## PROBLEM STATEMENT
Give back every line exactly as it appears, pictures excluded.

Start of AVAILABLE DATA

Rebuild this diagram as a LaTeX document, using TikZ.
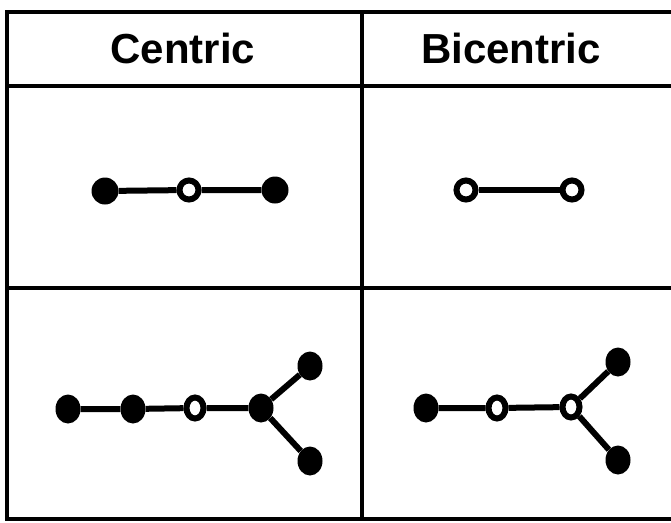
\documentclass[tikz,border=0pt]{standalone}
\usepackage{fontspec}
\setmainfont{Liberation Sans}
\usetikzlibrary{shapes.geometric}
\tikzset{
  grid line/.style={line width=4pt, line cap=rect},
  full/.style={circle, fill=black, inner sep=0pt, minimum size=27pt},
  fullov/.style={ellipse, fill=black, inner sep=0pt, minimum width=25pt, minimum height=29pt},
  hollow/.style={circle, draw=black, line width=6pt, fill=white, inner sep=0pt, minimum size=19pt},
  hollowov/.style={ellipse, draw=black, line width=6pt, fill=white, inner sep=0pt, minimum width=17pt, minimum height=21pt},
  bond/.style={line width=6pt},
  head/.style={font=\fontsize{42}{46}\selectfont\bfseries, inner sep=0pt}
}
\begin{document}
\begin{tikzpicture}[x=1pt,y=-1pt]
\useasboundingbox (0,0) rectangle (671,522);
% table
\draw[grid line] (7,519) -- (7,12) -- (673,12);
\draw[grid line] (7,86) -- (673,86);
\draw[grid line] (7,288) -- (673,288);
\draw[grid line] (7,519) -- (673,519);
\draw[grid line] (362,12) -- (362,519);
% headers
\node[head] (hc) at (183,48) {Centric};
\node[head] (hb) at (511,48) {Bicentric};
% row 1 centric
\node[full] (a1) at (105,191) {};
\node[hollow] (a2) at (189,190) {};
\node[full] (a3) at (275,190) {};
\draw[bond] (a1) -- (a2) (a2) -- (a3);
% row 1 bicentric
\node[hollow] (b1) at (466,190) {};
\node[hollow] (b2) at (572,190) {};
\draw[bond] (b1) -- (b2);
% row 2 centric
\node[fullov] (c1) at (68,409) {};
\node[fullov] (c2) at (133,409) {};
\node[hollowov] (c3) at (195,408) {};
\node[fullov] (c4) at (261,408) {};
\node[fullov] (c5) at (310,366) {};
\node[fullov] (c6) at (310,461) {};
\draw[bond] (c1) -- (c2) (c2) -- (c3) (c3) -- (c4) (c4) -- (c5) (c4) -- (c6);
% row 2 bicentric
\node[fullov] (d1) at (426,408) {};
\node[hollowov] (d2) at (497,408) {};
\node[hollowov] (d3) at (571,407) {};
\node[fullov] (d4) at (618,362) {};
\node[fullov] (d5) at (618,460) {};
\draw[bond] (d1) -- (d2) (d2) -- (d3) (d3) -- (d4) (d3) -- (d5);
\end{tikzpicture}
\end{document}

End of AVAILABLE DATA

## TASK RESPONSE
Rebuild this diagram as a LaTeX document, using TikZ.
\documentclass[tikz,border=0pt]{standalone}
\usepackage{fontspec}
\setmainfont{Liberation Sans}
\usetikzlibrary{shapes.geometric}
\tikzset{
  grid line/.style={line width=4pt, line cap=rect},
  full/.style={circle, fill=black, inner sep=0pt, minimum size=27pt},
  fullov/.style={ellipse, fill=black, inner sep=0pt, minimum width=25pt, minimum height=29pt},
  hollow/.style={circle, draw=black, line width=6pt, fill=white, inner sep=0pt, minimum size=19pt},
  hollowov/.style={ellipse, draw=black, line width=6pt, fill=white, inner sep=0pt, minimum width=17pt, minimum height=21pt},
  bond/.style={line width=6pt},
  head/.style={font=\fontsize{42}{46}\selectfont\bfseries, inner sep=0pt}
}
\begin{document}
\begin{tikzpicture}[x=1pt,y=-1pt]
\useasboundingbox (0,0) rectangle (671,522);
% table
\draw[grid line] (7,519) -- (7,12) -- (673,12);
\draw[grid line] (7,86) -- (673,86);
\draw[grid line] (7,288) -- (673,288);
\draw[grid line] (7,519) -- (673,519);
\draw[grid line] (362,12) -- (362,519);
% headers
\node[head] (hc) at (183,48) {Centric};
\node[head] (hb) at (511,48) {Bicentric};
% row 1 centric
\node[full] (a1) at (105,191) {};
\node[hollow] (a2) at (189,190) {};
\node[full] (a3) at (275,190) {};
\draw[bond] (a1) -- (a2) (a2) -- (a3);
% row 1 bicentric
\node[hollow] (b1) at (466,190) {};
\node[hollow] (b2) at (572,190) {};
\draw[bond] (b1) -- (b2);
% row 2 centric
\node[fullov] (c1) at (68,409) {};
\node[fullov] (c2) at (133,409) {};
\node[hollowov] (c3) at (195,408) {};
\node[fullov] (c4) at (261,408) {};
\node[fullov] (c5) at (310,366) {};
\node[fullov] (c6) at (310,461) {};
\draw[bond] (c1) -- (c2) (c2) -- (c3) (c3) -- (c4) (c4) -- (c5) (c4) -- (c6);
% row 2 bicentric
\node[fullov] (d1) at (426,408) {};
\node[hollowov] (d2) at (497,408) {};
\node[hollowov] (d3) at (571,407) {};
\node[fullov] (d4) at (618,362) {};
\node[fullov] (d5) at (618,460) {};
\draw[bond] (d1) -- (d2) (d2) -- (d3) (d3) -- (d4) (d3) -- (d5);
\end{tikzpicture}
\end{document}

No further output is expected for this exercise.